For decades Maine has been among the nation’s leaders in the fight to protect people who depend on prescription drugs, to ensure access to necessary medicines and to demand fair practices in the industry.
This fight is not over. While generic drugs can reduce overall costs, some manufacturers continue to increase prices without justification other than the power to get away with it. Although the pandemic altered many of the contours of the health care sector, the need to be vigilant against the practices of some pharmaceutical manufacturers is as urgent as ever.

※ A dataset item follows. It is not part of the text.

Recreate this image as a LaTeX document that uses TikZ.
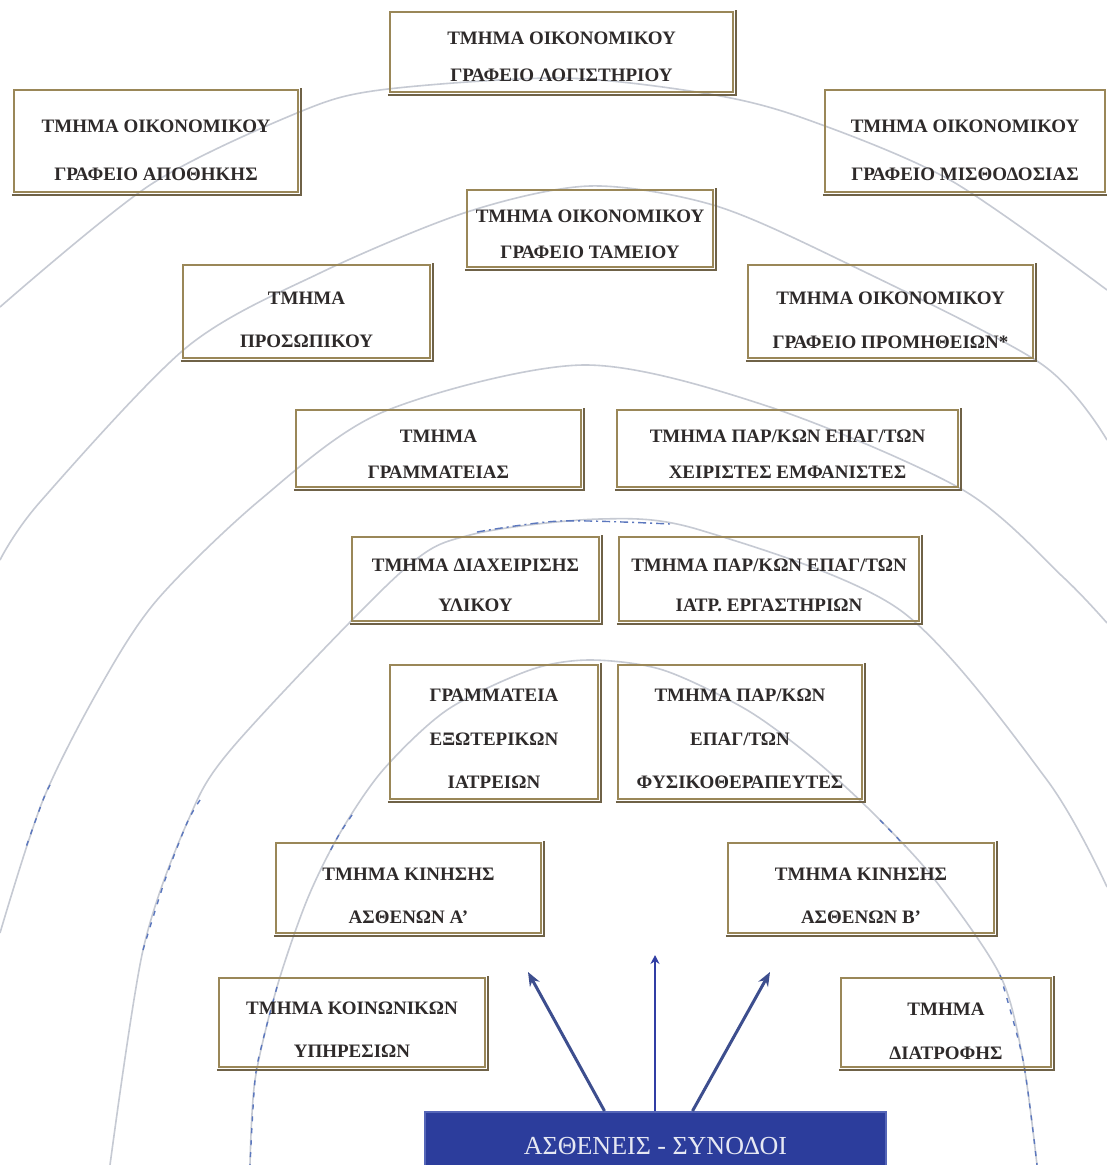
\documentclass[tikz,border=0pt]{standalone}
\usepackage{fontspec}
\setmainfont{Liberation Serif}
\usetikzlibrary{arrows.meta}

\definecolor{frame}{HTML}{9A8758}
\definecolor{frameshade}{HTML}{6F6247}
\definecolor{ring}{HTML}{C6CAD3}
\definecolor{ringblue}{HTML}{5B77BE}
\definecolor{navy}{HTML}{2C3D9C}
\definecolor{navyedge}{HTML}{5566B8}
\definecolor{ink}{HTML}{2E2A2A}
\definecolor{arrowblue}{HTML}{3D4E8E}

\tikzset{
  deptframe/.style={draw=frame, line width=2.4pt, inner sep=0pt},
  depttext/.style={text=ink, align=center, inner sep=0pt,
    font=\fontsize{19}{#1}\selectfont\bfseries},
  ringline/.style={ring, line width=1.6pt},
  ringdash/.style={ringblue, line width=1.4pt, dash pattern=on 5pt off 7pt},
  flow/.style={arrowblue, line width=3pt, -{Stealth[length=14pt,width=11pt]}},
}
% darker lower/right edge of a department box
\newcommand\shadebox[1]{%
  \draw[frameshade, line width=2.4pt]
    ([shift={(-1,1.8)}]#1.south west) -- ([shift={(1.8,1.8)}]#1.south east)
    -- ([shift={(1.8,-1)}]#1.north east);}
% department: name, centre x, centre y, width, height, line spacing, text drop, text
\newcommand\deptbox[8]{%
  \node[deptframe, minimum width=#4, minimum height=#5] (#1) at (#2,#3) {};
  \node[depttext=#6] (#1-text) at ([yshift=-#7]#1.center) {#8};
  \shadebox{#1}}

\begin{document}
\begin{tikzpicture}[x=1pt, y=-1pt]
\clip (0,0) rectangle (1107,1165);
\fill[white] (0,0) rectangle (1107,1165);

% concentric rings around the patients
\draw[ringline] plot[smooth] coordinates {(0,307) (150,185) (297,113) (380,90) (560,78) (703,93) (800,117) (950,180) (1107,290)};
\draw[ringline] plot[smooth] coordinates {(0,560) (40,502) (187,347) (320,273) (467,212) (590,186) (713,205) (840,260) (1040,363) (1107,440)};
\draw[ringline] plot[smooth] coordinates {(0,933) (43,800) (100,687) (157,600) (260,500) (383,412) (583,365) (770,407) (963,490) (1063,577) (1107,623)};
\draw[ringline] plot[smooth] coordinates {(110,1165) (143,950) (187,823) (233,747) (400,573) (470,535) (600,519) (700,530) (900,610) (1047,780) (1107,887)};
\draw[ringline] plot[smooth] coordinates {(250,1165) (255,1080) (277,987) (307,900) (340,833) (383,770) (447,710) (530,670) (590,660) (663,670) (747,710) (815,760) (875,815) (935,880) (1000,975) (1023,1060) (1037,1165)};

% blue dashed stretches of the rings
\draw[ringdash] plot[smooth] coordinates {(50,785) (43,800) (25,850)};
\draw[ringdash] plot[smooth] coordinates {(200,800) (187,823) (165,880) (143,950)};
\draw[ringblue, line width=1.4pt, dash pattern=on 8pt off 4pt on 2pt off 4pt] plot[smooth] coordinates {(477,532) (560,521) (670,524)};
\draw[ringdash] plot[smooth] coordinates {(352,815) (340,833) (328,855)};
\draw[ringdash] plot[smooth] coordinates {(277,987) (263,1040) (255,1080) (250,1165)};
\draw[ringdash] plot[smooth] coordinates {(880,820) (905,846)};
\draw[ringdash] plot[smooth] coordinates {(1000,975) (1023,1060) (1037,1165)};

% departments
\deptbox{logist}{561.5}{52}{343}{80}{37}{4.5}{ΤΜΗΜΑ ΟΙΚΟΝΟΜΙΚΟΥ\\ΓΡΑΦΕΙΟ ΛΟΓΙΣΤΗΡΙΟΥ}
\deptbox{apoth}{156}{141}{284}{102}{48}{9}{ΤΜΗΜΑ ΟΙΚΟΝΟΜΙΚΟΥ\\ΓΡΑΦΕΙΟ ΑΠΟΘΗΚΗΣ}
\deptbox{misth}{965}{141}{280}{102}{48}{9}{ΤΜΗΜΑ ΟΙΚΟΝΟΜΙΚΟΥ\\ΓΡΑΦΕΙΟ ΜΙΣΘΟΔΟΣΙΑΣ}
\deptbox{tamei}{590}{228.5}{246}{77}{36}{5.5}{ΤΜΗΜΑ ΟΙΚΟΝΟΜΙΚΟΥ\\ΓΡΑΦΕΙΟ ΤΑΜΕΙΟΥ}
\deptbox{prosop}{306.5}{311.5}{247}{93}{43}{8}{ΤΜΗΜΑ\\ΠΡΟΣΩΠΙΚΟΥ}
\deptbox{prom}{890.5}{311.5}{285}{93}{44}{8.5}{ΤΜΗΜΑ ΟΙΚΟΝΟΜΙΚΟΥ\\ΓΡΑΦΕΙΟ ΠΡΟΜΗΘΕΙΩΝ*}
\deptbox{gramm}{438.5}{448.5}{285}{77}{36}{5.5}{ΤΜΗΜΑ\\ΓΡΑΜΜΑΤΕΙΑΣ}
\deptbox{emfan}{787.5}{448.5}{341}{77}{36}{5.5}{ΤΜΗΜΑ ΠΑΡ/ΚΩΝ ΕΠΑΓ/ΤΩΝ\\ΧΕΙΡΙΣΤΕΣ ΕΜΦΑΝΙΣΤΕΣ}
\deptbox{ylik}{475.5}{579}{247}{84}{40}{6}{ΤΜΗΜΑ ΔΙΑΧΕΙΡΙΣΗΣ\\ΥΛΙΚΟΥ}
\deptbox{ergast}{769}{579}{300}{84}{40}{6}{ΤΜΗΜΑ ΠΑΡ/ΚΩΝ ΕΠΑΓ/ΤΩΝ\\ΙΑΤΡ. ΕΡΓΑΣΤΗΡΙΩΝ}
\deptbox{exot}{494}{732}{208}{134}{43.5}{7}{ΓΡΑΜΜΑΤΕΙΑ\\ΕΞΩΤΕΡΙΚΩΝ\\ΙΑΤΡΕΙΩΝ}
\deptbox{fysik}{740}{732}{244}{134}{43.5}{7}{ΤΜΗΜΑ ΠΑΡ/ΚΩΝ\\ΕΠΑΓ/ΤΩΝ\\ΦΥΣΙΚΟΘΕΡΑΠΕΥΤΕΣ}
\deptbox{kinA}{408.5}{888}{265}{90}{43}{7.5}{ΤΜΗΜΑ ΚΙΝΗΣΗΣ\\ΑΣΘΕΝΩΝ Α'}
\deptbox{kinB}{861}{888}{266}{90}{43}{7.5}{ΤΜΗΜΑ ΚΙΝΗΣΗΣ\\ΑΣΘΕΝΩΝ Β'}
\deptbox{koin}{352}{1022.5}{266}{89}{43}{7}{ΤΜΗΜΑ ΚΟΙΝΩΝΙΚΩΝ\\ΥΠΗΡΕΣΙΩΝ}
\deptbox{diatr}{946}{1022.5}{210}{89}{44}{8.5}{ΤΜΗΜΑ\\ΔΙΑΤΡΟΦΗΣ}

% patients and companions
\node[fill=navy, draw=navyedge, line width=2pt, minimum width=461, minimum height=58,
      text height=27pt, text depth=0pt,
      text=white!88!navy, font=\fontsize{26}{30}\selectfont] (patients) at (655.5,1141) {ΑΣΘΕΝΕΙΣ - ΣΥΝΟΔΟΙ};

\coordinate (tipL) at (528,972);
\coordinate (tipM) at (655,955);
\coordinate (tipR) at (770,972);
\draw[flow] ([xshift=-51]patients.north) -- (tipL);
\draw[arrowblue!80!blue, line width=2pt, -{Stealth[length=9pt,width=9pt]}] ([xshift=-0.5]patients.north) -- (tipM);
\draw[flow] ([xshift=37]patients.north) -- (tipR);
\end{tikzpicture}
\end{document}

Prescription drug prices contribute to rising health care costs, which have an impact in the economy far beyond the life of the individual patient. More than a third of small businesses that offer health care coverage say that they have not been able to hire new employees as a result of concern about costs, as reported in a survey by Small Business for America’s Future.
And while health care spending showed a temporary – and welcomed – decline in recent months, the cost of prescription drugs bucks the trend, increasing even in the midst of the pandemic, according to the Milliman Medical Index. In one recent filing with the Bureau of Insurance, prescription drug prices contributed more to increased health care costs than any other product or service.”
Mainers continue to pay more year after year. The 25 drugs with the greatest price increases cost Mainers $167 million more last year than previously. One version of generic Prozac jumped from $9 to $69 in just one month.
People are fed up. Three out of four Mainers say that prescription drug costs are a major concern. According to the Small Business for America’s Future survey, 82 percent of small businesses want the government to limit drug price increases to the cost of inflation.
Now, Senate President Troy Jackson and Sen. Ned Claxton have sponsored bills aimed at preventing outrageous price gouging and unsupported price hikes.
We’re not dealing with chewing gum or video games. People’s lives depend on access to their medications. And in the drug industry, competitive forces have repeatedly failed to deter bad actors, leading to astronomical price hikes.
Countless Mainers suffer this economic burden stoically, but others are speaking out. At a recent hearing, some told heart-wrenching stories of struggling to pay for the basic necessities of life including the medicine they or their loved ones need. They were joined in support of the legislation by venerable organizations including AARP and the Maine Council on Aging, as well as economic analysts from the Maine Center for Economic Policy.
Pharmaceutical companies have no principled defense for the shocking price hikes we have seen in the headlines. Instead, they threaten lawsuits and legal fees, putting enormous pressure on policy makers. Twenty years ago, Maine legislators met this challenge head on, enacting the Maine Rx law. When companies threatened to sue, lawmakers did not fold. Instead, they put aside funds for the law’s legal defense and went to bat for the people of Maine. I was hired by the attorney general to defend the law. The case went all the way to the U.S. Supreme Court. We won on some legal issues and lost on others, but the point is that Mainers benefited from the overall effort, as thousands of Mainers received discounts on the drugs they needed.
The stakes for everyday Mainers are high, and hit squarely in the pocketbook. The Maine Health Data Organization testified that if the legislation now pending had taken effect two years ago, it would have saved Mainers and state programs $3.4 million in just one three-month period.
The Legislature is working to find an evidence-based standard for identifying the rare occasions when a dramatic price increase might be driven by supply problems or economic necessity, rather than a whim to extract extra profits from a vulnerable and captive customer base.
The Attorney General’s Office has testified that the proposal is legally defensible. I encourage lawmakers to keep working hard to find a solution and not to give up in the face of threats and intimidation from those who profit from unconscionable price increases on medicines Mainers depend on.